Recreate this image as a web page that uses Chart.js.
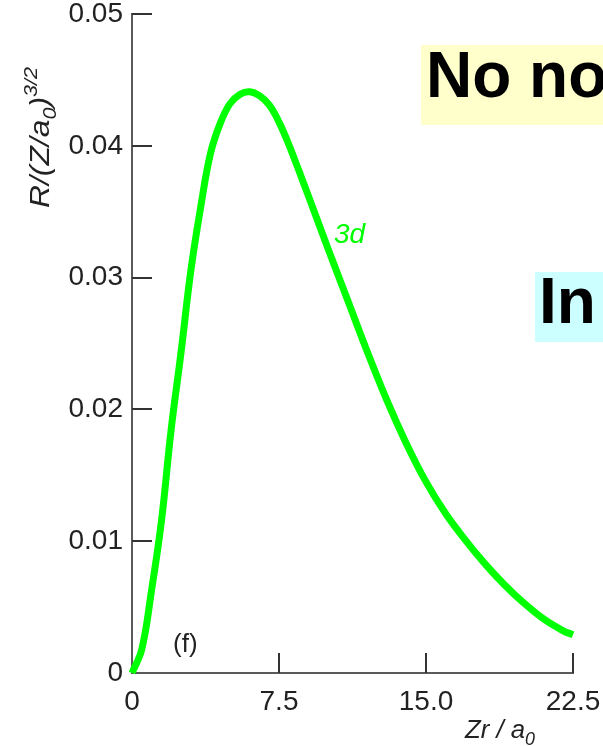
<!DOCTYPE html>
<html>
<head>
<meta charset="utf-8">
<script src="https://cdn.jsdelivr.net/npm/chart.js@4.4.1/dist/chart.umd.min.js"></script>
<style>
  html, body { margin: 0; padding: 0; background: #fff; }
  canvas { display: block; }
</style>
</head>
<body>
<canvas id="radialChart" width="603" height="746"></canvas>
<script>
// Zr/a0 positions and R/(Z/a0)^(3/2)
const xValues = [0, 0.5, 1, 1.5, 2, 2.5, 3, 3.5, 4, 4.5, 5, 5.5, 6, 6.5, 7, 7.5, 8, 9, 10, 11, 12, 13, 14, 15, 16, 17, 18, 19, 20, 21, 22, 22.5];
const rValues = [0, 0.0018, 0.0063, 0.0115, 0.0185, 0.0243, 0.0305, 0.0353, 0.0394, 0.0417, 0.0432, 0.0439, 0.0441, 0.0438, 0.0431, 0.0418, 0.0401, 0.0362, 0.0322, 0.0283, 0.0244, 0.0207, 0.0174, 0.0145, 0.0121, 0.0101, 0.0083, 0.0067, 0.0053, 0.0041, 0.0032, 0.0029];

const xTicks = [0, 7.5, 15, 22.5];
const xTickLabels = ['0', '7.5', '15.0', '22.5'];
const yTicks = [0, 0.01, 0.02, 0.03, 0.04, 0.05];
const yTickLabels = ['0', '0.01', '0.02', '0.03', '0.04', '0.05'];

const FONT = '"Liberation Sans", Arial, Helvetica, sans-serif';
const GREEN = '#00ff00';
const AXIS = '#5a5a5a';

function drawRich(ctx, parts, x, y, angle, targetWidth, color) {
    ctx.save();
    let total = 0;
    parts.forEach(p => {
        ctx.font = 'italic ' + p.size + 'px ' + FONT;
        p.w = ctx.measureText(p.t).width;
        total += p.w;
    });
    ctx.translate(x, y);
    ctx.rotate(angle);
    ctx.scale(targetWidth / total, 1);
    ctx.fillStyle = color;
    ctx.textBaseline = 'alphabetic';
    ctx.textAlign = 'left';
    let cx = 0;
    parts.forEach(p => {
        ctx.font = 'italic ' + p.size + 'px ' + FONT;
        ctx.fillText(p.t, cx, p.dy || 0);
        cx += p.w;
    });
    ctx.restore();
}

const extras = {
    id: 'extras',
    afterDraw(chart) {
        const ctx = chart.ctx;
        const xs = chart.scales.x, ys = chart.scales.y;
        const area = chart.chartArea;

        // inward tick marks
        ctx.save();
        ctx.strokeStyle = '#333';
        ctx.lineWidth = 2;
        ctx.beginPath();
        xTicks.slice(1).forEach(v => {
            const px = Math.round(xs.getPixelForValue(v));
            ctx.moveTo(px, area.bottom);
            ctx.lineTo(px, area.bottom - 20);
        });
        yTicks.slice(1).forEach(v => {
            const py = Math.round(ys.getPixelForValue(v));
            ctx.moveTo(area.left, py);
            ctx.lineTo(area.left + 20, py);
        });
        ctx.stroke();
        ctx.restore();

        // axis titles
        drawRich(ctx, [
            { t: 'R/(Z/a', size: 28 },
            { t: '0', size: 19, dy: 7 },
            { t: ')', size: 28 },
            { t: '3/2', size: 19, dy: -12 }
        ], 49, 208, -Math.PI / 2, 141, '#222');
        drawRich(ctx, [
            { t: 'Zr / a', size: 26 },
            { t: '0', size: 18, dy: 7 }
        ], 465, 738, 0, 70, '#222');

        // curve label and panel label
        ctx.save();
        ctx.fillStyle = GREEN;
        ctx.font = 'italic 28px ' + FONT;
        ctx.textBaseline = 'alphabetic';
        ctx.fillText('3d', 334, 243);
        ctx.fillStyle = '#222';
        ctx.font = '26px ' + FONT;
        ctx.fillText('(f)', 173, 652);

        // overlay boxes
        ctx.fillStyle = '#ffffcc';
        ctx.fillRect(421, 45, 182, 80);
        ctx.fillStyle = '#ccffff';
        ctx.fillRect(535, 272, 68, 70);
        ctx.fillStyle = '#000';
        ctx.font = 'bold 64px ' + FONT;
        ctx.fillText('No no', 426, 97);
        ctx.fillText('In', 539, 323);
        ctx.restore();
    }
};

new Chart(document.getElementById('radialChart'), {
    type: 'scatter',
    data: {
        datasets: [{
            label: '3d',
            data: xValues.map((x, i) => ({ x: x, y: rValues[i] })),
            showLine: true,
            borderColor: GREEN,
            borderWidth: 7,
            pointRadius: 0,
            tension: 0.4,
            clip: false
        }]
    },
    options: {
        responsive: false,
        animation: false,
        layout: { padding: { top: 14, right: 30, left: 0, bottom: 0 } },
        plugins: { legend: { display: false }, tooltip: { enabled: false } },
        scales: {
            x: {
                type: 'linear',
                min: 0,
                max: 22.5,
                afterBuildTicks: s => { s.ticks = xTicks.map(v => ({ value: v })); },
                afterFit: s => {
                    s.height = 73;
                    s.paddingLeft = 0;
                    s.paddingRight = 0;
                },
                grid: { display: true, drawOnChartArea: false, drawTicks: false, color: 'rgba(0,0,0,0)' },
                border: { display: true, color: AXIS, width: 2 },
                ticks: {
                    padding: 12,
                    maxRotation: 0,
                    color: '#222',
                    font: { family: FONT, size: 28 },
                    callback: (v, i) => xTickLabels[i]
                }
            },
            y: {
                type: 'linear',
                min: 0,
                max: 0.05,
                afterBuildTicks: s => { s.ticks = yTicks.map(v => ({ value: v })); },
                afterFit: s => {
                    s.width = 132;
                    s.paddingTop = 0;
                    s.paddingBottom = 0;
                },
                grid: { display: true, drawOnChartArea: false, drawTicks: false, color: 'rgba(0,0,0,0)' },
                border: { display: true, color: AXIS, width: 2 },
                ticks: {
                    padding: 9,
                    color: '#222',
                    font: { family: FONT, size: 28 },
                    callback: (v, i) => yTickLabels[i]
                }
            }
        }
    },
    plugins: [extras]
});
</script>
</body>
</html>
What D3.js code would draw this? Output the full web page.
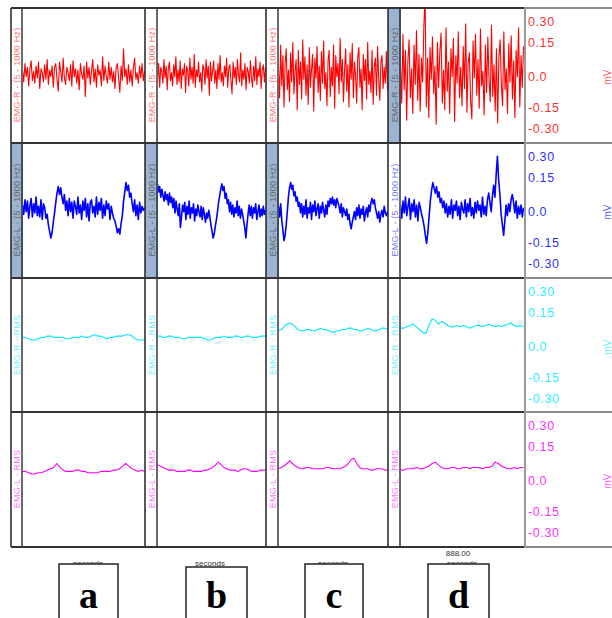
<!DOCTYPE html>
<html>
<head>
<meta charset="utf-8">
<script src="https://cdn.jsdelivr.net/npm/d3@7"></script>
<style>
  body { margin: 0; background: #fff; }
  svg { display: block; font-family: "Liberation Sans", Arial, sans-serif; }
</style>
</head>
<body>
<div id="chart"></div>
<script>
const w = 612, h = 618;

// channel names and colours, one per row
const rowNames = ["EMG-R - (5 - 1000 Hz)", "EMG-L - (5 - 1000 Hz)", "EMG-R - RMS", "EMG-L - RMS"];
const rowColors = ["#ff0000", "#0000ff", "#00e8ff", "#ff00ff"];
const colLetters = ["a", "b", "c", "d"];
const tickValues = [0.30, 0.15, 0.0, -0.15, -0.30];
const tickLabels = ["0.30", "0.15", "0.0", "-0.15", "-0.30"];

// values in 0.01 mV
const emgR_a = [3,-6,8,-2,5,-9,4,10,-5,2,-7,6,-3,9,-11,4,1,-6,7,-4,11,-8,3,-2,6,-10,5,8,-4,-13,9,2,-6,12,-3,-8,5,1,-5,7,-9,10,-2,4,-7,3,-12,8,0,-4,6,-17,9,-3,5,-8,2,11,-6,4,-10,7,-1,3,-9,13,-5,6,-2,-7,9,-4,5,-6,2,-11,5,8,-3,-14,6,-5,19,-2,4,-8,7,-6,3,-9,5,12,-4,1,-7,6,-3,8,-5,2];
const emgR_b = [-4,8,-10,5,2,-7,11,-3,6,-12,4,9,-5,1,-9,7,-2,13,-8,3,-6,10,-11,4,-1,8,-14,6,2,-9,12,-4,5,-7,15,-10,3,-2,9,-6,1,-13,7,4,-8,11,-3,6,-16,9,-5,2,10,-7,3,-11,8,-4,14,-6,1,-9,6,-2,12,-10,4,7,-5,-15,9,-3,5,-8,11,-1,-6,16,-9,3,-4,8,-12,5,2,-7,10,-3,-10,6,-5,13,-8,4,-2,9,-11,3,7,-6,5];
const emgR_c = [5,-18,22,-9,14,-25,8,19,-12,3,-21,16,-6,24,-15,2,11,-27,18,-8,9,-19,26,-4,13,-16,7,-23,20,-10,4,15,-28,12,-3,21,-14,6,-20,17,-7,25,-11,1,-24,10,18,-17,5,-9,22,-26,14,-2,8,-15,27,-6,11,-21,3,19,-13,7,-25,16,-4,23,-18,9,-1,-22,13,20,-10,4,-27,15,-5,11,-19,24,-8,2,-14,18,-23,6,12,-16,21,-3,-20,9,14,-11,5,-7,17,-12];
const emgR_d = [8,-22,30,-12,18,-35,10,26,-18,4,-30,22,-8,33,-20,15,-28,12,-6,36,58,-25,12,-33,20,-4,28,-15,6,-38,24,-10,17,31,-22,3,-27,35,-13,9,-30,19,-2,27,-36,14,-7,32,-18,5,-24,21,-11,38,-29,8,16,-20,-34,25,-3,30,-16,11,-26,34,-9,2,-31,22,-14,28,-5,-21,37,-17,7,-28,19,-37,13,26,-8,-24,32,-12,4,-30,23,-6,29,-19,10,-33,18,-2,35,-25,14,-10,21];

const emgL_a = [3,-4,7,-2,6,-7,2,8,-6,4,-3,9,-5,2,-6,7,-8,4,1,-7,-4,-12,-17,-22,-18,-10,-3,5,12,17,11,16,9,4,11,-1,6,-5,8,-2,5,-7,6,2,-4,9,-3,3,-8,6,-1,8,-6,4,-9,5,7,-3,2,-6,9,-4,5,-1,8,-7,3,-5,6,0,4,-8,2,-3,-7,-9,-13,-18,-15,-19,-11,-5,6,13,20,14,18,9,12,4,-2,7,-5,3,-8,5,-3,2,-1,1];
const emgL_b = [19,13,17,9,15,10,6,13,7,11,3,12,5,9,1,8,-3,6,0,-5,4,-14,-6,3,-2,5,-8,2,-4,6,-7,1,-3,4,-9,0,-5,3,-2,-6,2,-8,1,-4,-10,-3,-7,-1,-6,-12,-17,-22,-19,-13,-8,-2,5,10,15,19,14,17,8,12,4,7,-2,5,-4,3,-6,1,-3,6,-5,2,-7,0,-4,-9,-14,-22,-12,-4,3,-5,2,-7,1,-3,4,-8,-2,3,-6,0,-5,2,-4,-1];
const emgL_c = [2,-6,4,-9,-16,-24,-20,-12,-2,9,16,20,15,18,10,13,6,9,2,5,-3,4,-6,2,-4,7,-7,1,-3,5,-8,3,-2,6,-5,0,4,-7,2,-3,5,-1,-6,3,-4,6,2,8,4,9,3,7,1,8,5,2,-3,4,-6,1,-2,-5,0,-8,-4,-11,-15,-10,-6,-2,-8,1,-5,3,-7,0,-4,2,-9,-3,1,-6,3,-2,5,8,4,7,1,-3,-7,-2,-10,-4,-1,-6,2,-3,-5,-2];
const emgL_d = [3,-7,6,-3,9,-5,2,8,-8,4,-2,7,-6,3,-9,5,1,-4,-8,-13,-20,-26,-18,-6,6,14,20,16,12,17,9,13,5,8,1,6,-3,4,-6,2,-4,7,-7,3,-1,6,-5,2,-8,5,0,-3,7,-6,4,-2,8,-5,1,-7,5,-3,6,-1,3,-6,9,-4,2,-5,7,12,5,-2,10,18,9,26,40,22,11,-4,-12,-20,-9,3,-5,4,-2,7,11,5,-3,6,-7,2,-4,3,-6,1];

const rmsR_a = [5,5,4,3,3,4,5,5,6,6,5,5,5,5,4,4,5,5,5,6,5,5,6,7,6,6,5,4,5,5,6,6,6,7,7,6,4,3,3,3];
const rmsR_b = [6,6,5,5,6,6,5,5,5,4,4,5,5,5,5,5,5,4,3,3,4,5,5,5,6,5,5,5,6,6,5,5,6,6,5,5,5,6,6,6];
const rmsR_c = [10,11,13,15,16,15,13,11,10,10,11,11,10,10,11,12,11,11,10,9,9,10,10,11,11,12,12,11,11,10,10,11,12,11,10,10,11,12,12,11];
const rmsR_d = [12,12,13,14,15,13,11,9,8,14,19,18,15,17,16,14,13,13,14,13,14,13,12,13,14,14,13,14,15,14,13,14,13,14,15,16,14,13,14,13];

const rmsL_a = [5,5,4,3,3,4,4,5,6,7,8,11,8,6,5,5,5,6,6,5,5,4,4,4,4,5,5,5,5,6,6,7,9,11,9,7,6,5,6,5];
const rmsL_b = [10,9,8,7,6,6,6,5,5,5,5,6,6,5,5,5,5,6,6,7,8,10,12,10,8,7,6,6,6,5,6,7,7,6,5,5,5,6,6,6];
const rmsL_c = [7,8,9,11,13,11,9,8,7,7,8,8,7,7,7,7,7,8,8,7,7,7,7,8,9,11,14,15,11,8,7,7,7,6,6,7,7,7,6,6];
const rmsL_d = [6,6,7,7,7,8,7,7,8,9,11,12,10,8,7,7,8,8,7,7,8,8,7,8,8,8,7,8,8,9,12,11,9,8,7,7,8,7,8,8];

const series = [
  [emgR_a, emgR_b, emgR_c, emgR_d],
  [emgL_a, emgL_b, emgL_c, emgL_d],
  [rmsR_a, rmsR_b, rmsR_c, rmsR_d],
  [rmsL_a, rmsL_b, rmsL_c, rmsL_d]
];

// layout
const rowTops = [8, 143, 278, 412], rowH = 135, bottom = 547;
const cols = [
  {edge: 11, strip: 22, right: 145},
  {edge: 145, strip: 157, right: 266},
  {edge: 266, strip: 278, right: 388},
  {edge: 388, strip: 400, right: 524}
];
const axisX = 524;
const filledStrips = [[0,3],[1,0],[1,1],[1,2]];

const svg = d3.select("#chart").append("svg")
  .attr("width", w).attr("height", h)
  .attr("viewBox", "0 0 " + w + " " + h);

const y = d3.scaleLinear().domain([-0.5, 0.5]).range([132, 0]);
// the reference spaces its labels unevenly
const tickY = d3.scaleLinear().domain(tickValues).range([14, 35, 69, 100, 121]);

const defs = svg.append("defs");
cols.forEach((c, j) => {
  defs.append("clipPath").attr("id", "clip" + j)
    .append("rect").attr("x", c.strip).attr("y", 0).attr("width", c.right - c.strip).attr("height", rowH);
});

// strips
filledStrips.forEach(([r, c]) => {
  svg.append("rect").attr("x", cols[c].edge).attr("y", rowTops[r])
    .attr("width", cols[c].strip - cols[c].edge).attr("height", rowH)
    .attr("fill", "#9cb4d2");
});

// traces
rowTops.forEach((top, r) => {
  const g = svg.append("g").attr("transform", "translate(0," + top + ")");
  cols.forEach((c, j) => {
    const data = series[r][j];
    const x = d3.scaleLinear().domain([0, data.length - 1]).range([c.strip + 0.5, c.right - 0.5]);
    const line = d3.line().x((d, i) => x(i)).y(d => y(d / 100));
    g.append("path").datum(data)
      .attr("clip-path", "url(#clip" + j + ")")
      .attr("d", line)
      .attr("fill", "none")
      .attr("stroke", rowColors[r])
      .attr("stroke-width", r === 1 ? 1.6 : 1.1)
      .attr("stroke-linejoin", "round");
  });
});

// grid lines
const lines = svg.append("g");
cols.forEach(c => {
  lines.append("line").attr("x1", c.strip).attr("x2", c.strip).attr("y1", 8).attr("y2", bottom)
    .attr("stroke", "#6a6a6a").attr("stroke-width", 2);
  lines.append("line").attr("x1", c.edge).attr("x2", c.edge).attr("y1", 8).attr("y2", bottom)
    .attr("stroke", "#222").attr("stroke-width", 1.5);
});
filledStrips.forEach(([r, c]) => {
  lines.append("line").attr("x1", cols[c].strip).attr("x2", cols[c].strip)
    .attr("y1", rowTops[r]).attr("y2", rowTops[r] + rowH)
    .attr("stroke", "#3f4e5c").attr("stroke-width", 2);
});
rowTops.concat([bottom]).forEach(yy => {
  lines.append("line").attr("x1", 11).attr("x2", axisX).attr("y1", yy).attr("y2", yy)
    .attr("stroke", "#333").attr("stroke-width", 2);
  lines.append("line").attr("x1", axisX).attr("x2", w).attr("y1", yy).attr("y2", yy)
    .attr("stroke", "#8a8a8a").attr("stroke-width", 2);
});
lines.append("line").attr("x1", axisX + 1).attr("x2", axisX + 1).attr("y1", 8).attr("y2", bottom)
  .attr("stroke", "#999").attr("stroke-width", 2);

// strip labels
rowTops.forEach((top, r) => {
  cols.forEach((c, j) => {
    const filled = filledStrips.some(([fr, fc]) => fr === r && fc === j);
    svg.append("text")
      .attr("transform", "translate(" + ((c.edge + c.strip) / 2 + 3.5) + "," + (top + 67) + ") rotate(-90)")
      .attr("text-anchor", "middle")
      .attr("font-size", 9)
      .attr("letter-spacing", 0.2)
      .attr("fill", filled ? "#666" : rowColors[r])
      .attr("fill-opacity", filled ? 1 : 0.6)
      .text(rowNames[r]);
  });
});

svg.append("text")
  .attr("transform", "translate(311,75) rotate(-90)")
  .attr("text-anchor", "middle").attr("font-size", 7).attr("fill", "#555")
  .text("mV");

// value axis on the right
rowTops.forEach((top, r) => {
  const g = svg.append("g").attr("transform", "translate(" + (axisX + 4) + "," + top + ")");
  g.selectAll("text").data(tickValues).enter().append("text")
    .attr("x", 0).attr("y", d => tickY(d))
    .attr("dy", "0.35em")
    .attr("font-size", 12.5)
    .attr("letter-spacing", 0.6)
    .attr("fill", rowColors[r])
    .attr("fill-opacity", 0.85)
    .text((d, i) => tickLabels[i]);
  svg.append("text")
    .attr("transform", "translate(611," + (top + 69) + ") rotate(-90)")
    .attr("text-anchor", "middle").attr("font-size", 10)
    .attr("fill", rowColors[r]).attr("fill-opacity", 0.7)
    .text("mV");
});

// time labels and letter boxes
const secX = [88, 210, 333, 462];
const boxes = [{x: 59, w: 59, y: 564}, {x: 186, w: 61, y: 567}, {x: 305, w: 58, y: 564}, {x: 428, w: 61, y: 564}];

svg.selectAll(".sec").data(secX).enter().append("text")
  .attr("x", d => d).attr("y", 566)
  .attr("text-anchor", "middle").attr("font-size", 8).attr("fill", "#333")
  .text("seconds");
svg.append("text").attr("x", 458).attr("y", 556)
  .attr("text-anchor", "middle").attr("font-size", 8).attr("fill", "#333")
  .text("888.00");

const bx = svg.selectAll(".box").data(boxes).enter().append("g");
bx.append("rect")
  .attr("x", d => d.x).attr("y", d => d.y).attr("width", d => d.w).attr("height", 70)
  .attr("fill", "#fff").attr("stroke", "#222").attr("stroke-width", 1.5);
bx.append("text")
  .attr("x", d => d.x + d.w / 2).attr("y", d => Math.min(d.y + 44, 608))
  .attr("text-anchor", "middle")
  .attr("font-family", "'Liberation Serif', 'Times New Roman', serif")
  .attr("font-weight", "bold").attr("font-size", 38).attr("fill", "#000")
  .text((d, i) => colLetters[i]);
</script>
</body>
</html>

+ + +

▶ [REQUIRED WORK] Give back exactly the lines from the first line of the data through the line with "const area = chart.chartArea;", pictures excluded.

▶ [RESULT OF THE TASK]
Recreate this image as a web page that uses Chart.js.
<!DOCTYPE html>
<html>
<head>
<meta charset="utf-8">
<script src="https://cdn.jsdelivr.net/npm/chart.js@4.4.1/dist/chart.umd.min.js"></script>
<style>
  html, body { margin: 0; padding: 0; background: #fff; }
  canvas { display: block; }
</style>
</head>
<body>
<canvas id="radialChart" width="603" height="746"></canvas>
<script>
// Zr/a0 positions and R/(Z/a0)^(3/2)
const xValues = [0, 0.5, 1, 1.5, 2, 2.5, 3, 3.5, 4, 4.5, 5, 5.5, 6, 6.5, 7, 7.5, 8, 9, 10, 11, 12, 13, 14, 15, 16, 17, 18, 19, 20, 21, 22, 22.5];
const rValues = [0, 0.0018, 0.0063, 0.0115, 0.0185, 0.0243, 0.0305, 0.0353, 0.0394, 0.0417, 0.0432, 0.0439, 0.0441, 0.0438, 0.0431, 0.0418, 0.0401, 0.0362, 0.0322, 0.0283, 0.0244, 0.0207, 0.0174, 0.0145, 0.0121, 0.0101, 0.0083, 0.0067, 0.0053, 0.0041, 0.0032, 0.0029];

const xTicks = [0, 7.5, 15, 22.5];
const xTickLabels = ['0', '7.5', '15.0', '22.5'];
const yTicks = [0, 0.01, 0.02, 0.03, 0.04, 0.05];
const yTickLabels = ['0', '0.01', '0.02', '0.03', '0.04', '0.05'];

const FONT = '"Liberation Sans", Arial, Helvetica, sans-serif';
const GREEN = '#00ff00';
const AXIS = '#5a5a5a';

function drawRich(ctx, parts, x, y, angle, targetWidth, color) {
    ctx.save();
    let total = 0;
    parts.forEach(p => {
        ctx.font = 'italic ' + p.size + 'px ' + FONT;
        p.w = ctx.measureText(p.t).width;
        total += p.w;
    });
    ctx.translate(x, y);
    ctx.rotate(angle);
    ctx.scale(targetWidth / total, 1);
    ctx.fillStyle = color;
    ctx.textBaseline = 'alphabetic';
    ctx.textAlign = 'left';
    let cx = 0;
    parts.forEach(p => {
        ctx.font = 'italic ' + p.size + 'px ' + FONT;
        ctx.fillText(p.t, cx, p.dy || 0);
        cx += p.w;
    });
    ctx.restore();
}

const extras = {
    id: 'extras',
    afterDraw(chart) {
        const ctx = chart.ctx;
        const xs = chart.scales.x, ys = chart.scales.y;
        const area = chart.chartArea;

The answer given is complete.